Dick Wolf, the creator of “Law & Order,” wrote a letter to Liz Magill pleading with her to step down as president of the University of Pennsylvania.

Wolf, the namesake of UPenn’s Wolf Humanities Center, is among a growing list of powerful donors vowing to cut off financial support to the Ivy League school over concerns about a Palestinian literature festival held on campus last month.

“President Magill, I implore you and [chair of the board of trustees] Scott Bok to step down from your UPenn positions before any more unnecessary damage to UPenn,” Wolf wrote in the letter, obtained by CNN on Friday. “There is no hope for unification in our community until you step aside.”

The Emmy award-winning producer said a leadership change is the “only path forward” and he will “end all donations to UPenn” until both leaders resign.

The catalyst for the donor backlash is the Palestine Writes Literature Festival, which was held at UPenn last month prior to the Hamas terror attacks on Israel. UPenn leaders acknowledged prior to that multiday event that it would include speakers with a history of making antisemitism remarks.

“The notion that the Wolf Humanities Center contributed to this hate fest, otherwise known as the Palestine Writes Festival, is an abomination,” Wolf wrote in the letter, which has not been previously reported.

Wolf’s letter goes further than a statement he gave to The Daily Pennsylvanian last week saying Bok and Magill “should be held to account” because their leadership has “inadequately represented” the university’s ideals and values.

UPenn did not respond to a request for comment on Wolf’s letter.

Organizers of the Palestine Writes festival denied that it embraced antisemitism, according to UPenn student newspaper The Daily Pennsylvanian.

Criticism over the event escalated in the days after Hamas attacked Israel. Billionaire Marc Rowan, former US Ambassador Jon Huntsman, venture capitalist David Magerman and hedge fund billionaire Cliff Asness have all vowed to close their checkbooks. Ronald Lauder, the billionaire heir to the Estée Lauder cosmetics empire, has threatened to do the same.

For his part, Wolf said he wrote to Magill in September ahead of the Palestine Writes festival, but his “request was ignored and things have gone from bad to worse at our beloved UPenn.”
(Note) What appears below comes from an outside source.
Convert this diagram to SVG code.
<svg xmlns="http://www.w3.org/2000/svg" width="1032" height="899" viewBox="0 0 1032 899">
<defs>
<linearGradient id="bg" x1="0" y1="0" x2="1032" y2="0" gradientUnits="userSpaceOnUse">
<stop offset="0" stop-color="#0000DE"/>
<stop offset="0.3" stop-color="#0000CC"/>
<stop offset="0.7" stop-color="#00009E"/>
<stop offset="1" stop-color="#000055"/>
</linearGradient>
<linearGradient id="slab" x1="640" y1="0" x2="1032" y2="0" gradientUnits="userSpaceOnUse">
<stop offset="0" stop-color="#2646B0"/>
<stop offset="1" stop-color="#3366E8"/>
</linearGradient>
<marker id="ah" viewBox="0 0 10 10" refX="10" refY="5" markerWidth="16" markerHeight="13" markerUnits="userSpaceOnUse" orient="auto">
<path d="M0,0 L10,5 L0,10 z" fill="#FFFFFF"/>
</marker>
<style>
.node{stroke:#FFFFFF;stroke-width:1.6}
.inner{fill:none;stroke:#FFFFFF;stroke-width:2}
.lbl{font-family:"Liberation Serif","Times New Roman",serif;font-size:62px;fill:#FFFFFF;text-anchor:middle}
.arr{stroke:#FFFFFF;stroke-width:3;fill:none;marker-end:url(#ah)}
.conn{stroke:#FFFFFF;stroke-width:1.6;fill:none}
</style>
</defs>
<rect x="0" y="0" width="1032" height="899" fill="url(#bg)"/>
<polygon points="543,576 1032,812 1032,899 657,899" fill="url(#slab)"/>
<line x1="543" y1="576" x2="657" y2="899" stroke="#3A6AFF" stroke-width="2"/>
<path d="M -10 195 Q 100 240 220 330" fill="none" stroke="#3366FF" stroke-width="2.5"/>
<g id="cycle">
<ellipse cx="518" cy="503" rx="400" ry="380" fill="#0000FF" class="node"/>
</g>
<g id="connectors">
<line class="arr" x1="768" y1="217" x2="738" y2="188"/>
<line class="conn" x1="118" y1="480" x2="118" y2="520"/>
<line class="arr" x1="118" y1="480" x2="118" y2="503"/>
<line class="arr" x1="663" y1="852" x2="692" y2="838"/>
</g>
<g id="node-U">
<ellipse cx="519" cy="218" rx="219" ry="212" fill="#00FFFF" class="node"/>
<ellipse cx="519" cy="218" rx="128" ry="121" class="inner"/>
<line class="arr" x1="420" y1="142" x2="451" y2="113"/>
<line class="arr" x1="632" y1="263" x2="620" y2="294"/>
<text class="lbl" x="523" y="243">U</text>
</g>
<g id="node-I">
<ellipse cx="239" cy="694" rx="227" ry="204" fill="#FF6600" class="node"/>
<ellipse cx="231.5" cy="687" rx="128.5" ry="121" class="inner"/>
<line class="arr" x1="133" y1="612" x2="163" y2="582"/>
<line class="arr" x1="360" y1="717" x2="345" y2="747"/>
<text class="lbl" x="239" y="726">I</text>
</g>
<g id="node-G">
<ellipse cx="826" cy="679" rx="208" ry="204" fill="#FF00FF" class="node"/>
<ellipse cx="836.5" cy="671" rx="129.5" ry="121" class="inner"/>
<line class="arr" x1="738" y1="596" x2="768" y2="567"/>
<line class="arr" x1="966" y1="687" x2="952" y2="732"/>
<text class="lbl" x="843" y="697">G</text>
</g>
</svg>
The “Law & Order” creator noted he was raised by a Jewish father and an Irish Catholic mother and has supported “many faith traditions and free speech throughout my life.”

“I am against all forms of hate and hate speech and view this conference as inappropriate and quite frankly an embarrassment to the University,” Wolf wrote.
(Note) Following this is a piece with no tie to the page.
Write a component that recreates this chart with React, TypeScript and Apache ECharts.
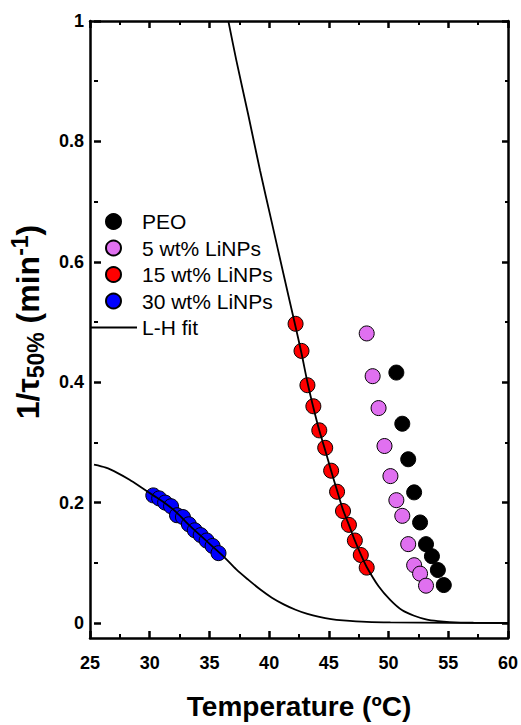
import React, { useEffect, useRef } from 'react';
import * as echarts from 'echarts';

const FONT = '"Liberation Sans", Arial, Helvetica, sans-serif';

// Scatter data (temperature in ºC, 1/tau50% in 1/min)
const peoT = [50.5, 51, 51.5, 52, 52.5, 53, 53.5, 54, 54.5];
const peoV = [0.416, 0.331, 0.272, 0.217, 0.167, 0.131, 0.111, 0.088, 0.063];

const np5T = [48, 48.5, 49, 49.5, 50, 50.5, 51, 51.5, 52, 52.5, 53];
const np5V = [0.481, 0.41, 0.357, 0.294, 0.244, 0.204, 0.178, 0.131, 0.096, 0.082, 0.062];

const np15T = [42, 42.5, 43, 43.5, 44, 44.5, 45, 45.5, 46, 46.5, 47, 47.5, 48];
const np15V = [0.497, 0.452, 0.395, 0.36, 0.32, 0.291, 0.253, 0.218, 0.186, 0.163, 0.137, 0.113, 0.092];

const np30T = [30, 30.5, 31, 31.5, 32, 32.5, 33, 33.5, 34, 34.5, 35, 35.5];
const np30V = [0.212, 0.207, 0.2, 0.194, 0.179, 0.176, 0.164, 0.154, 0.146, 0.137, 0.128, 0.116];

// L-H fit curves
const fit15T = [36.33, 37, 38, 39, 40, 41, 42, 42.5, 43, 43.5, 44, 44.5, 45, 45.5, 46, 46.5, 47, 47.5, 48, 49, 50, 51, 52, 53, 54, 55, 57, 60];
const fit15V = [1.0, 0.935, 0.845, 0.752, 0.665, 0.578, 0.492, 0.448, 0.4, 0.358, 0.32, 0.287, 0.253, 0.22, 0.188, 0.163, 0.137, 0.114, 0.093, 0.061, 0.038, 0.021, 0.012, 0.006, 0.003, 0.0015, 0.0004, 0];

const fit30T = [25, 26, 27, 28, 29, 30, 31, 32, 33, 34, 35, 36, 37, 38, 39, 40, 41, 42, 43, 44, 45, 46, 48, 50, 55, 60];
const fit30V = [0.263, 0.258, 0.249, 0.238, 0.225, 0.212, 0.199, 0.183, 0.163, 0.145, 0.127, 0.109, 0.089, 0.072, 0.056, 0.042, 0.031, 0.022, 0.015, 0.01, 0.0065, 0.0045, 0.002, 0.001, 0.0003, 0];

const legendNames = ['PEO', '5 wt% LiNPs', '15 wt% LiNPs', '30 wt% LiNPs', 'L-H fit'];
const colors = ['#000000', '#E070F0', '#FF0000', '#0000FF'];

const pairs = (xs: number[], ys: number[]) => xs.map((x, i) => [x, ys[i]]);

const axisLineStyle = { color: '#000', width: 2.5 };
const tickStyle = { show: true, inside: true, length: 7, lineStyle: { color: '#000', width: 2.5 } };
const minorStyle = { show: true, splitNumber: 2, length: 4, lineStyle: { color: '#000', width: 2 } };
const labelStyle = { fontSize: 18, fontWeight: 'bold', color: '#000', fontFamily: FONT, margin: 10 };

export default function App() {
  const ref = useRef<HTMLDivElement>(null);
  useEffect(() => {
    const chart = echarts.init(ref.current!, null, { renderer: 'svg' });
    const scatter = (name: string, xs: number[], ys: number[], color: string) => ({
      type: 'scatter',
      name,
      xAxisIndex: 2,
      yAxisIndex: 2,
      data: pairs(xs, ys),
      symbol: 'circle',
      symbolSize: 15,
      clip: false,
      z: 2,
      itemStyle: { color, borderColor: '#000', borderWidth: 1, opacity: 1 },
    });
    const fit = (xs: number[], ys: number[]) => ({
      type: 'line',
      name: 'L-H fit',
      xAxisIndex: 2,
      yAxisIndex: 2,
      data: pairs(xs, ys),
      symbol: 'none',
      smooth: 0.3,
      clip: false,
      z: 3,
      itemStyle: { color: '#000' },
      lineStyle: { color: '#000', width: 1.8 },
    });
    const option: any = {
      animation: false,
      backgroundColor: '#fff',
      grid: [
        { left: 90, right: 12, top: 21, bottom: 73 },
        { left: 90, right: 12, top: 21, height: 602 },
      ],
      legend: {
        orient: 'vertical',
        left: 90,
        top: 211,
        padding: 0,
        itemWidth: 47,
        itemHeight: 15,
        itemGap: 5.5,
        selectedMode: false,
        textStyle: { fontSize: 21, fontFamily: FONT, color: '#000' },
        data: [
          { name: legendNames[0], icon: 'circle' },
          { name: legendNames[1], icon: 'circle' },
          { name: legendNames[2], icon: 'circle' },
          { name: legendNames[3], icon: 'circle' },
          { name: legendNames[4], icon: 'path://M0 0H47V2H0Z', itemStyle: { color: '#000', borderWidth: 0 } },
        ],
      },
      xAxis: [
        {
          gridIndex: 0, type: 'value', min: 25, max: 60, interval: 5, position: 'bottom',
          axisLine: { show: true, onZero: false, lineStyle: axisLineStyle },
          axisTick: tickStyle, minorTick: minorStyle, axisLabel: { ...labelStyle, margin: 16 },
          splitLine: { show: false },
          name: 'Temperature (ºC)', nameLocation: 'middle', nameGap: 54,
          nameTextStyle: { fontSize: 28, fontWeight: 'bold', color: '#000', fontFamily: FONT },
        },
        {
          gridIndex: 0, type: 'value', min: 25, max: 60, interval: 5, position: 'top',
          axisLine: { show: true, onZero: false, lineStyle: axisLineStyle },
          axisTick: tickStyle, minorTick: minorStyle, axisLabel: { show: false },
          splitLine: { show: false },
        },
        { gridIndex: 1, type: 'value', min: 25, max: 60, show: false },
      ],
      yAxis: [
        {
          gridIndex: 0, type: 'value', min: -0.05, max: 1, position: 'left',
          axisLine: { show: true, onZero: false, lineStyle: axisLineStyle },
          axisTick: { show: false }, axisLabel: { show: false }, splitLine: { show: false },
        },
        {
          gridIndex: 0, type: 'value', min: -0.05, max: 1, position: 'right',
          axisLine: { show: true, onZero: false, lineStyle: axisLineStyle },
          axisTick: { show: false }, axisLabel: { show: false }, splitLine: { show: false },
        },
        {
          gridIndex: 1, type: 'value', min: 0, max: 1, interval: 0.2, position: 'left',
          axisLine: { show: false, onZero: false },
          axisTick: tickStyle, minorTick: minorStyle, axisLabel: labelStyle,
          splitLine: { show: false },
          name: '{m|1/τ}{s|50%}{m| (min}{p|-1}{m|)}',
          nameLocation: 'middle', nameRotate: 90, nameGap: 47,
          nameTextStyle: {
            fontSize: 32, fontWeight: 'bold', color: '#000', fontFamily: FONT,
            rich: {
              m: { fontSize: 32, fontWeight: 'bold', color: '#000', fontFamily: FONT, lineHeight: 39 },
              s: { fontSize: 23, fontWeight: 'bold', color: '#000', fontFamily: FONT, lineHeight: 23, verticalAlign: 'bottom' },
              p: { fontSize: 23, fontWeight: 'bold', color: '#000', fontFamily: FONT, lineHeight: 23, verticalAlign: 'top' },
            },
          },
        },
        {
          gridIndex: 1, type: 'value', min: 0, max: 1, interval: 0.2, position: 'right',
          axisLine: { show: false, onZero: false },
          axisTick: tickStyle, minorTick: minorStyle, axisLabel: { show: false },
          splitLine: { show: false },
        },
      ],
      series: [
        scatter(legendNames[0], peoT, peoV, colors[0]),
        scatter(legendNames[1], np5T, np5V, colors[1]),
        scatter(legendNames[2], np15T, np15V, colors[2]),
        scatter(legendNames[3], np30T, np30V, colors[3]),
        fit(fit15T, fit15V),
        fit(fit30T, fit30V),
      ],
    };
    chart.setOption(option);
    return () => chart.dispose();
  }, []);
  return <div ref={ref} style={{ position: 'fixed', left: 0, top: 0, width: 521, height: 725 }} />;
}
Magill, who became president of UPenn last year, issued a statement on Wednesday saying “hateful speech has no place at Penn.”
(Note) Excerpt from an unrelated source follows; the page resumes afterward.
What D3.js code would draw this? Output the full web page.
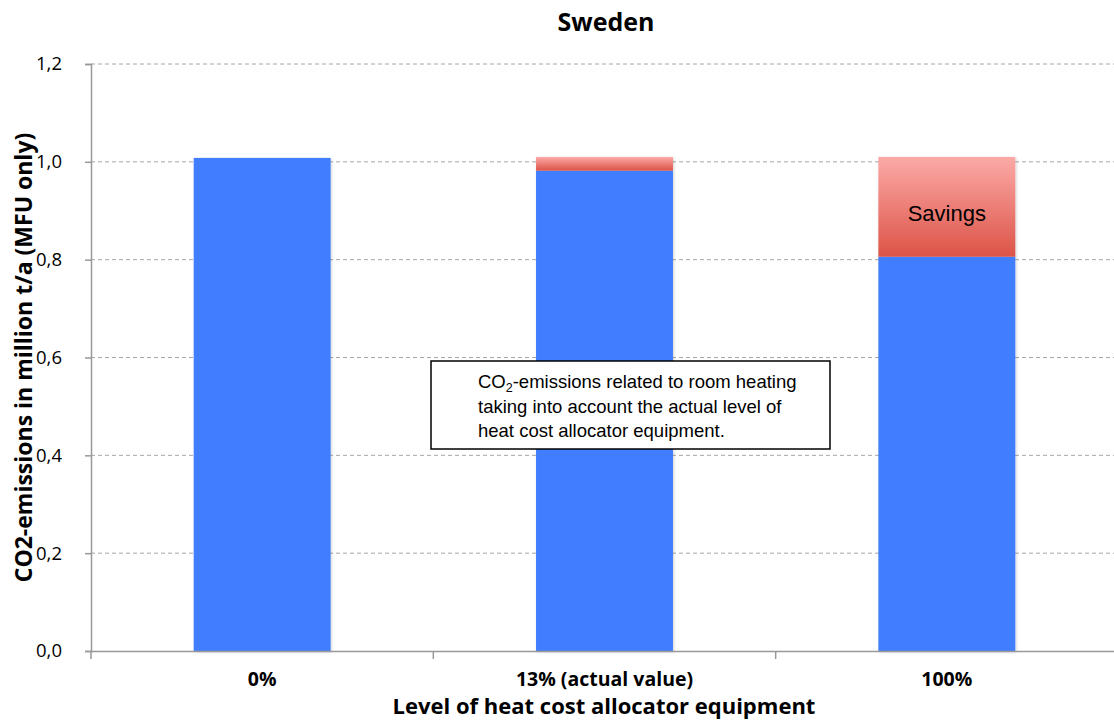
<!DOCTYPE html>
<html><head><meta charset="utf-8">
<script src="https://cdn.jsdelivr.net/npm/d3@7"></script>
<style>body{margin:0;background:#fff}svg{display:block}</style>
</head><body>
<svg id="c" width="1114" height="724"></svg>
<script>
const categories = ["0%", "13% (actual value)", "100%"];
const emissions = [1.008, 0.982, 0.806];
const savings = [0, 0.028, 0.204];
const yTicks = [0, 0.2, 0.4, 0.6, 0.8, 1.0, 1.2];
const title = "Sweden";
const yTitle = "CO2-emissions in million t/a (MFU only)";
const xTitle = "Level of heat cost allocator equipment";

const svg = d3.select("#c");
const m = {l: 91, r: -4, t: 64, b: 73};
const W = 1114, H = 724;
const x = d3.scaleBand().domain(categories).range([m.l, W - m.r]).paddingInner(0.6).paddingOuter(0.3);
const xb = d3.scaleBand().domain(categories).range([m.l, W - m.r]);
const y = d3.scaleLinear().domain([0, 1.2]).range([H - m.b, m.t]);
const font = "Open Sans, sans-serif";

const defs = svg.append("defs");
const g = defs.append("linearGradient").attr("id", "red").attr("x1", 0).attr("y1", 0).attr("x2", 0).attr("y2", 1);
g.append("stop").attr("offset", "0%").attr("stop-color", "#fcaaa7");
g.append("stop").attr("offset", "100%").attr("stop-color", "#dc5347");
const f = defs.append("filter").attr("id", "sh").attr("x", "-10%").attr("y", "-10%").attr("width", "120%").attr("height", "120%");
f.append("feDropShadow").attr("dx", 1).attr("dy", 1).attr("stdDeviation", 1.5).attr("flood-color", "#000").attr("flood-opacity", 0.18);

// gridlines
svg.append("g").selectAll("line").data(yTicks.filter(d => d > 0)).join("line")
  .attr("x1", m.l).attr("x2", W).attr("y1", d => y(d)).attr("y2", d => y(d))
  .attr("stroke", "#a6a6a6").attr("stroke-width", 1).attr("stroke-dasharray", "4,3");

// bars
const bars = svg.append("g");
categories.forEach((c, i) => {
  const gg = bars.append("g").attr("filter", "url(#sh)");
  gg.append("rect").attr("x", x(c)).attr("width", x.bandwidth())
    .attr("y", y(emissions[i])).attr("height", y(0) - y(emissions[i])).attr("fill", "#3f7eff");
  if (savings[i] > 0) {
    gg.append("rect").attr("x", x(c)).attr("width", x.bandwidth())
      .attr("y", y(emissions[i] + savings[i])).attr("height", y(emissions[i]) - y(emissions[i] + savings[i]))
      .attr("fill", "url(#red)");
  }
});

// axes
const ya = svg.append("g").attr("transform", `translate(${m.l},0)`)
  .call(d3.axisLeft(y).tickValues(yTicks).tickSize(6).tickPadding(23).tickFormat(d => d3.format(".1f")(d).replace(".", ",")));
ya.select(".domain").attr("stroke", "#999").attr("stroke-width", 1.5);
ya.selectAll(".tick line").attr("stroke", "#999").attr("stroke-width", 1.5);
ya.selectAll("text").attr("font-family", font).attr("font-size", 18.5).attr("fill", "#000");

const xa = svg.append("g").attr("transform", `translate(0,${y(0)})`)
  .call(d3.axisBottom(xb).tickSize(0).tickPadding(21));
xa.select(".domain").attr("stroke", "#999").attr("stroke-width", 1.5);
xa.selectAll("text").attr("font-family", font).attr("font-weight", "bold").attr("font-size", 19.5).attr("fill", "#000");
svg.append("g").selectAll("line").data(categories).join("line")
  .attr("x1", d => xb(d)).attr("x2", d => xb(d)).attr("y1", y(0)).attr("y2", y(0) + 8)
  .attr("stroke", "#999").attr("stroke-width", 1.5);

// titles
svg.append("text").attr("x", 606).attr("y", 31).attr("text-anchor", "middle")
  .attr("font-family", font).attr("font-weight", "bold").attr("font-size", 25).text(title);
svg.append("text").attr("transform", `translate(32,${(y(0)+y(1.2))/2}) rotate(-90)`).attr("text-anchor", "middle")
  .attr("font-family", font).attr("font-weight", "bold").attr("font-size", 23).text(yTitle);
svg.append("text").attr("x", 604).attr("y", 714).attr("text-anchor", "middle")
  .attr("font-family", font).attr("font-weight", "bold").attr("font-size", 22).text(xTitle);

// savings label
const c3 = categories[2];
svg.append("text").attr("x", x(c3) + x.bandwidth() / 2).attr("y", y(emissions[2] + savings[2] / 2) + 14)
  .attr("text-anchor", "middle").attr("font-family", "Liberation Sans, Arial, sans-serif").attr("font-size", 22).text("Savings");

// annotation box
const bx = 431, by = 361;
svg.append("rect").attr("x", bx).attr("y", by).attr("width", 399).attr("height", 88)
  .attr("fill", "#fff").attr("stroke", "#000").attr("stroke-width", 1.5);
const ann = svg.append("g").attr("font-family", "Liberation Sans, Arial, sans-serif").attr("font-size", 18.5).attr("fill", "#000");
const t1 = ann.append("text").attr("x", 478).attr("y", 388);
t1.append("tspan").text("CO");
t1.append("tspan").attr("font-size", 12.5).attr("dy", 4).text("2");
t1.append("tspan").attr("dy", -4).text("-emissions related to room heating");
ann.append("text").attr("x", 478).attr("y", 413).text("taking into account the actual level of");
ann.append("text").attr("x", 478).attr("y", 437).text("heat cost allocator equipment.");
</script>
</body></html>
“I categorically condemn hateful speech that denigrates others as contrary to our values,” Magill said. “In this tragic moment, we must respect the pain of our classmates and colleagues and recognize that our speech and actions have the power to both harm and heal our community. We must choose healing, resisting those who would divide us and instead respect and care for one another.”

Bok, who chairs UPenn’s board of trustees and serves as CEO of investment bank Greenhill & Co., said earlier this week that Magill has “unanimous” support from current and former UPenn trustees who gathered in recent days.

In the days before the Palestine Writes festival, Magill was not just facing pressure from Lauder, Wolf and others who wanted the event scrapped. There were also vocal backers of the event, including even some members of the Jewish community.

Dozens of Jewish members of the UPenn community wrote to Magill prior to the event to express their “enthusiasm” for it. They even criticized Magill’s condemnation of antisemitism, writing that “using this celebration of Palestinian literary traditions as an occasion to condemn antisemitism, your statement further marginalizes Palestinian experiences on campus, while supporting attempts to conflate Palestinian liberation with antisemitism”.

Three dozen members of the UPenn faculty also wrote to The Daily Pennsylvanian in support of the Palestine Writes festival.